From Kathleen Fox
The washboard hanging on the wall of our laundry room is no reproduction, artistically distressed to look pseudo-authentic. It’s just plain old. It’s been used. The wood is unevenly bleached and stained from standing in tubs of hard water laced with harsh soap. At the bottom of the ridged glass surface, the frame is worn away in the middle, no doubt from years of scrubbing dirty overalls.
I even know whose hands must have done that scrubbing. Not my grandmother (one of my sisters has her washboard), but my grandmother’s neighbor and close friend.
But let’s not wander too far into “olden days” stories about my grandmother scrubbing clothes on a washboard for a family of 12. At least by the early 1930’s, washboards may have been still used for extra scrubbing, but the bulk of the laundry was done with a washing machine.
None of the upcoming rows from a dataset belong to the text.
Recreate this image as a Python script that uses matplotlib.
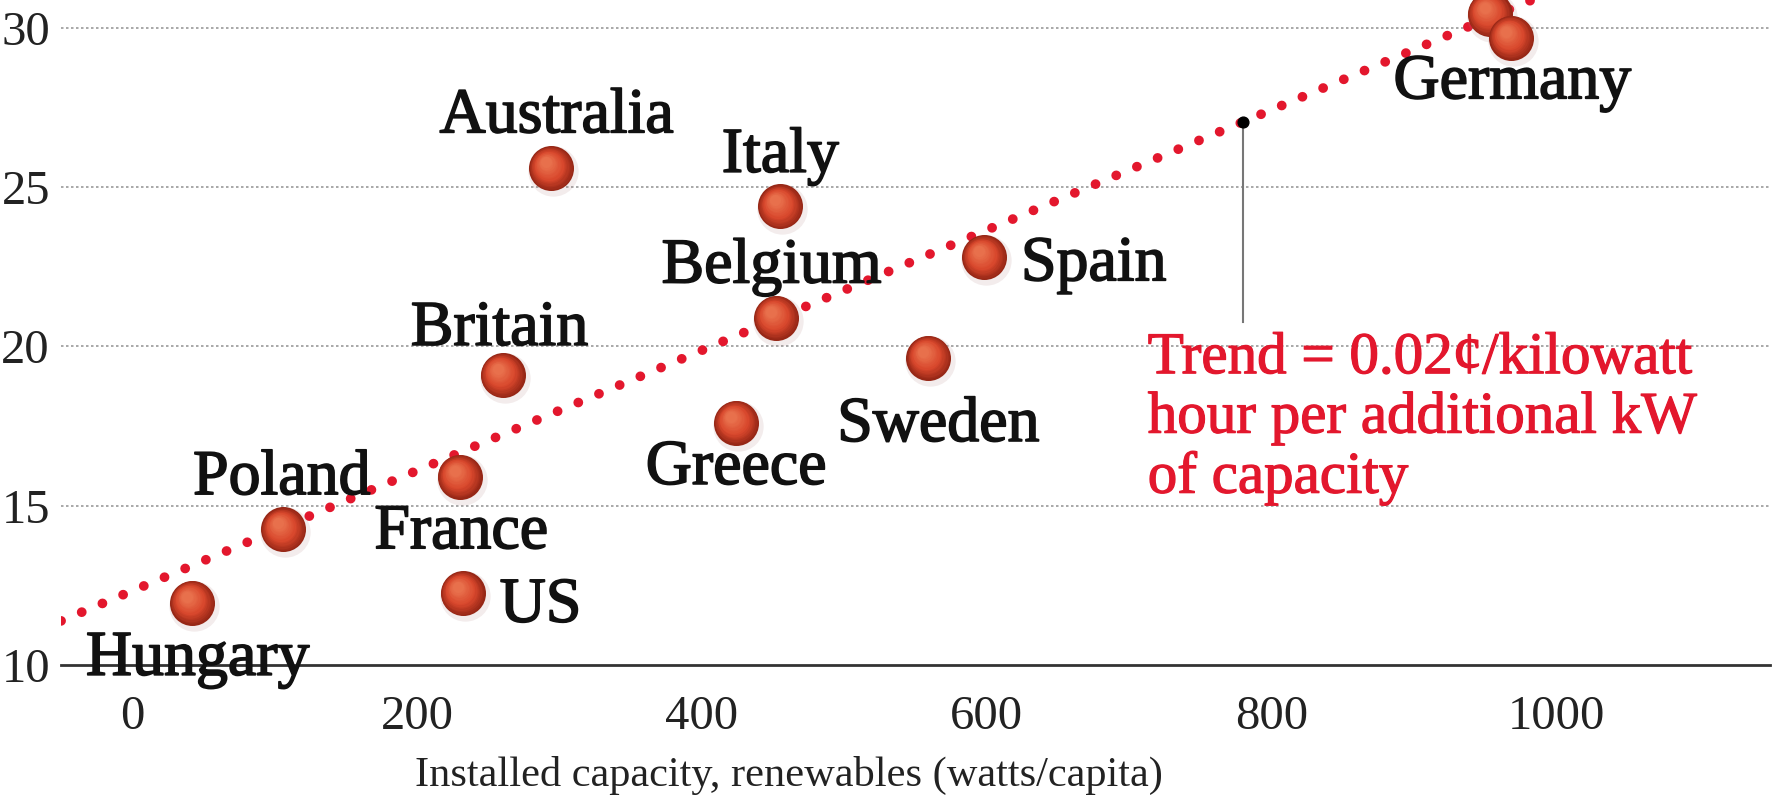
import numpy as np
import matplotlib
matplotlib.use("Agg")
import matplotlib.pyplot as plt
import matplotlib.patheffects as pe
from matplotlib.transforms import ScaledTranslation
from matplotlib.colors import to_rgb

# --- data ---
countries = ["Hungary", "Poland", "France", "US", "Britain", "Australia",
             "Greece", "Belgium", "Italy", "Sweden", "Spain", "", "Germany"]
capacity = [42, 106, 230, 232, 260, 294, 424, 452, 455, 559, 598, 953, 968]
price = [11.95, 14.25, 15.9, 12.25, 19.1, 25.6, 17.6, 20.9, 24.4, 19.65, 22.8, 30.45, 29.7]

# label anchors (x, baseline y, horizontal alignment)
label_x = [46, 105, 231, 258, 258, 298, 424, 449, 455, 566, 624, 0, 969]
label_y = [9.68, 15.36, 13.66, 11.35, 20.05, 26.73, 15.68, 22.01, 25.49, 17.03, 22.08, 0, 27.8]
label_ha = ["center", "center", "center", "left", "center", "center",
            "center", "center", "center", "center", "left", "center", "center"]

trend_slope = 0.0189
trend_intercept = 12.32
trend_note_x = 780
trend_note_bottom = 20.76
trend_text = "Trend = 0.02¢/kilowatt\nhour per additional kW\nof capacity"

x_ticks = [0, 200, 400, 600, 800, 1000]
y_ticks = [10, 15, 20, 25, 30]
x_label = "Installed capacity, renewables (watts/capita)"

SERIF = ["Liberation Serif", "DejaVu Serif"]
RED = "#e3172d"


def thick(color, w=0.9):
    return [pe.withStroke(linewidth=w, foreground=color)]


fig = plt.figure(figsize=(17.73, 7.96), dpi=100)
ax = fig.add_axes([0.0344, 0.165, 0.964, 0.835])
ax.set_xlim(-50, 1150)
ax.set_ylim(10, 30.89)

# grid + axes
for y in y_ticks[1:]:
    ax.axhline(y, color="#9a9a9a", lw=1.2, ls=(0, (1.5, 1.5)), zorder=0)
for s in ["top", "right", "left"]:
    ax.spines[s].set_visible(False)
ax.spines["bottom"].set_color("#333333")
ax.spines["bottom"].set_linewidth(2)
ax.spines["bottom"].set_zorder(1)

ax.set_xticks(x_ticks)
ax.set_xticklabels([str(t) for t in x_ticks], fontfamily=SERIF, fontsize=35, color="#222222")
ax.set_yticks(y_ticks)
ax.set_yticklabels([str(t) for t in y_ticks], fontfamily=SERIF, fontsize=35, color="#222222")
ax.tick_params(axis="x", length=0, pad=22)
ax.tick_params(axis="y", length=0, pad=8)

fig.text(0.445, 0.013, x_label, fontfamily=SERIF, fontsize=30.5, color="#222222",
         ha="center", va="baseline")

# dotted trend line
xl = np.array(ax.get_xlim())
ax.plot(xl, trend_intercept + trend_slope * xl, color=RED, lw=7,
        ls=(0, (0.01, 2.3)), dash_capstyle="round", zorder=2)

# annotation
y_note = trend_intercept + trend_slope * trend_note_x
ax.plot([trend_note_x, trend_note_x], [trend_note_bottom, y_note], color="#777777", lw=1.5, zorder=3)
ax.scatter([trend_note_x], [y_note], s=60, color="black", zorder=4)
ax.text(713, 20.45, trend_text, fontfamily=SERIF, fontsize=42.5, color=RED,
        ha="left", va="top", linespacing=1.12, path_effects=thick(RED))

# shaded "sphere" bubbles
dark = np.array(to_rgb("#962716"))
mid = np.array(to_rgb("#d8472c"))
light = np.array(to_rgb("#e8704c"))
layers = 14
size = 1050
for i, (cx, cy) in enumerate(zip(capacity, price)):
    z = 5 + i
    ax.scatter([cx], [cy], s=size * 1.25, color="#b08080", alpha=0.15, lw=0, zorder=z,
               transform=ax.transData + ScaledTranslation(0.02, -0.03, fig.dpi_scale_trans))
    for k in range(layers):
        f = k / (layers - 1)
        if f < 0.45:
            c = dark + (mid - dark) * (f / 0.45)
        else:
            c = mid + (light - mid) * ((f - 0.45) / 0.55)
        r = 1.0 - 0.75 * f
        off = ScaledTranslation(-0.05 * f, 0.06 * f, fig.dpi_scale_trans)
        ax.scatter([cx], [cy], s=size * r * r, color=c, lw=0, zorder=z,
                   transform=ax.transData + off)

# country labels
for name, lx, ly, ha in zip(countries, label_x, label_y, label_ha):
    if name:
        ax.text(lx, ly, name, fontfamily=SERIF, fontsize=46, color="#111111",
                ha=ha, va="baseline", zorder=30, path_effects=thick("#111111", 1.2))

fig.savefig("out.png", dpi=100, facecolor="white")
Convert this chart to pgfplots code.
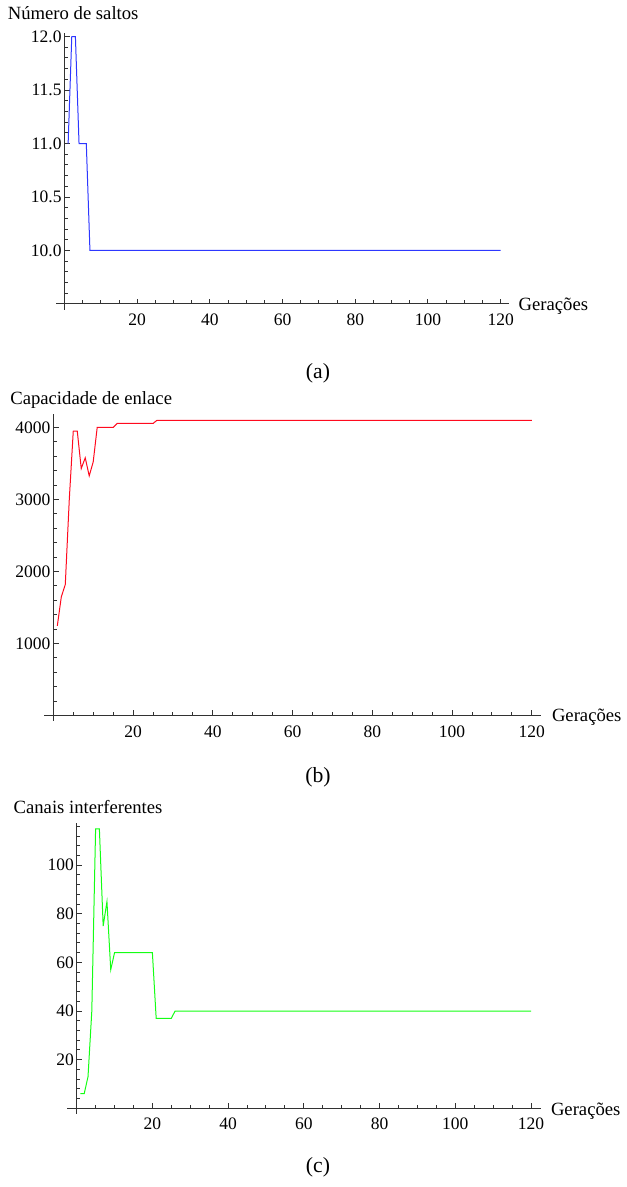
\documentclass[border=0pt]{standalone}
\usepackage{fontspec}
\setmainfont{Liberation Serif}
\usepackage{pgfplots}
\pgfplotsset{compat=1.18}

\definecolor{axgray}{RGB}{50,50,50}
\definecolor{mblue}{RGB}{45,55,255}
\definecolor{mred}{RGB}{255,10,30}
\definecolor{mgreen}{RGB}{20,255,20}

% estilo tipo Mathematica: eixos cruzados, ticks para dentro
\pgfplotsset{
  mma/.style={
    scale only axis,
    anchor=south west,
    axis x line=bottom,
    axis y line=left,
    axis line style={-, draw=axgray, line width=0.6pt},
    tick align=inside,
    major tick length=3.2pt,
    minor tick length=2.1pt,
    tick style={axgray, line width=0.6pt},
    ticklabel style={font=\fontsize{10.5}{12}\selectfont, text=black},
    xticklabel style={yshift=-2.5pt},
    yticklabel style={xshift=1.8pt},
    /pgf/number format/assume math mode=true,
    /pgf/number format/1000 sep={},
    xmin=0,
    xtick={20,40,...,120},
    minor xtick={5,10,...,120},
    clip=false,
  },
}

\begin{document}
\begin{tikzpicture}
\path (0,0) rectangle (376.2pt,712.2pt);

% (a) numero de saltos
\begin{axis}[mma,
    at={(38.7pt,529.8pt)}, width=266.5pt, height=162.4pt,
    xmax=122.2, ymin=9.5, ymax=12.03,
    ytick={10,10.5,11,11.5,12},
    minor ytick={9.6,9.7,9.8,9.9,10.1,10.2,10.3,10.4,10.6,10.7,10.8,10.9,11.1,11.2,11.3,11.4,11.6,11.7,11.8,11.9},
    yticklabel style={/pgf/number format/fixed, /pgf/number format/precision=1, /pgf/number format/fixed zerofill},
  ]
  \addplot[mblue, line width=0.6pt] coordinates {
    (1,11) (2,12) (3,12) (4,11) (5,11) (6,11) (7,10) (120,10)
  };
  \draw[axgray, line width=0.6pt] (axis cs:0,9.5) -- ++(0pt,-3.6pt);
  \draw[axgray, line width=0.6pt] (axis cs:0,9.5) -- ++(-4.8pt,0pt);
\end{axis}

% (b) capacidade de enlace
\begin{axis}[mma,
    at={(32.0pt,282.9pt)}, width=292.6pt, height=180.6pt,
    xmax=122.3, ymin=0, ymax=4180,
    ytick={1000,2000,3000,4000},
    minor ytick={200,400,...,4000},
  ]
  \addplot[mred, line width=0.6pt] coordinates {
    (1,1245) (2,1647) (3,1820) (4,3000) (5,3950) (6,3950) (7,3430) (8,3578)
    (9,3328) (10,3522) (11,4000) (15,4000) (16,4055) (25,4055) (26,4100) (120,4100)
  };
  \draw[axgray, line width=0.6pt] (axis cs:0,0) -- ++(0pt,-3.6pt);
  \draw[axgray, line width=0.6pt] (axis cs:0,0) -- ++(-5.8pt,0pt);
\end{axis}

% (c) canais interferentes
\begin{axis}[mma,
    at={(46.0pt,47.3pt)}, width=278.3pt, height=171.1pt,
    xmax=122.5, ymin=0, ymax=117.4,
    ytick={20,40,60,80,100},
    minor ytick={4,8,...,116},
  ]
  \addplot[mgreen, line width=0.6pt] coordinates {
    (1,6) (2,6) (3,13) (4,40) (5,115) (6,115) (7,75) (8,85) (9,57) (10,64)
    (20,64) (21,37) (25,37) (26,40) (120,40)
  };
  \draw[axgray, line width=0.6pt] (axis cs:0,0) -- ++(0pt,-3.6pt);
  \draw[axgray, line width=0.6pt] (axis cs:0,0) -- ++(-6.0pt,0pt);
\end{axis}

% rotulos dos eixos
\begin{scope}[every node/.style={font=\fontsize{11.2}{13}\selectfont, inner sep=0pt}]
  \node[anchor=base west] at (4.5pt,700.5pt) {Número de saltos};
  \node[anchor=base west] at (6.0pt,469.2pt) {Capacidade de enlace};
  \node[anchor=base west] at (8.0pt,223.8pt) {Canais interferentes};
  \node[anchor=base west] at (311.0pt,525.6pt) {Gerações};
  \node[anchor=base west] at (331.0pt,279.0pt) {Gerações};
  \node[anchor=base west] at (330.4pt,42.6pt) {Gerações};
\end{scope}

% legendas (a), (b), (c)
\begin{scope}[every node/.style={font=\fontsize{13}{15}\selectfont, inner sep=0pt, anchor=base}]
  \node at (190.8pt,484.8pt) {(a)};
  \node at (190.8pt,242.4pt) {(b)};
  \node at (190.8pt,8.5pt) {(c)};
\end{scope}
\end{tikzpicture}
\end{document}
My mother remembers an early one with a wringer that was turned by hand—a perfect chore to assign to kids (in rotation, of course). The next one had an agitator and a wringer powered by a small gasoline engine. You can see one like it in action here.
This handy-dandy modern convenience still had to be filled with water heated on the kitchen stove and carried one bucketful at a time. Given the fumes from the engine, it would have needed to be used on the porch rather than in the kitchen. Pleasant enough in June; in January, not so much.